Meus fios sempre foram cacheados, mas passei a fazer escova para deixá-los
lisos e destacar os prateados. Também comecei a usar produtos específicos.
Acho
quase impossível voltar a pintar. Mas não critico quem optou por manter a
tintura. Meu processo foi difícil. Quando comecei, em março de 2020, estava
muito decidida. Leio muito sobre feminismo e empoderamento feminino e acho que
a principal lição que fica é: como mulheres, sempre seremos criticadas, sejamos
grisalhas ou tingidas. Então é preciso olhar para dentro de si e respeitar os
próprios sentimentos, sem se deixar levar por padrões impostos de beleza ou das
expectativas de parceiros e familiares.
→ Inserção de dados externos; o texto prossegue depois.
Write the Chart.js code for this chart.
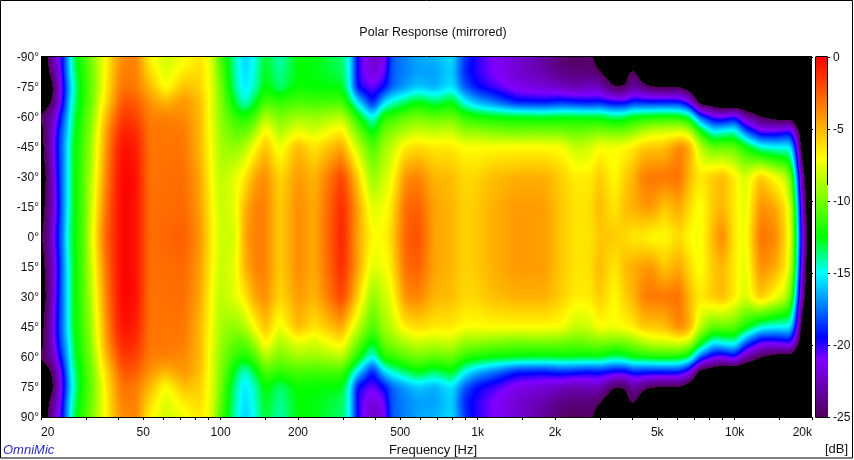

E bancar essa decisão. Se a nossa
verdade interna coincide com a deles, ótimo. Mas penso que não ouvir a própria
voz é cometer uma autoagressão.”
·
Libertação de padrões que aprisonam - Salete Aires, 67 anos, administradora de bens
imóveis
“Assumir
os cabelos brancos representou uma conquista para minha autonomia por ter
me libertado de padrões que me pressionavam”, conta. Mas não foi sempre assim.
Salete relata que passou por um processo difícil de transição. Em um
determinado momento, desistiu e voltou a usar tonalizante em seus cabelos, já
que ela tinha alergia a tinturas convencionais. Foi muito criticada por
amigos e familiares, mas disse que ela mesma não estava preparada para passar
por tal processo. Com os cabelos brancos, ela se olhava para o espelho e se
sentia triste e envelhecida.
Durante
a pandemia de covid-19 em que foi preciso ficar mais reclusa, voltou a pensar
em deixar os cabelos brancos, porém, desta vez estava mais determinada e certa
do que queria. Recebeu apoio das filhas e do próprio cabelereiro. Seguiu em
frente.
Hoje,
sente que foi a melhor coisa que fez. Ela recebe elogios de pessoas de várias
faixas etárias e gêneros. “A beleza que há em mim é a manifestação do que eu
realmente sou e da minha aceitação. Isto me torna bela, leve e feliz”, diz.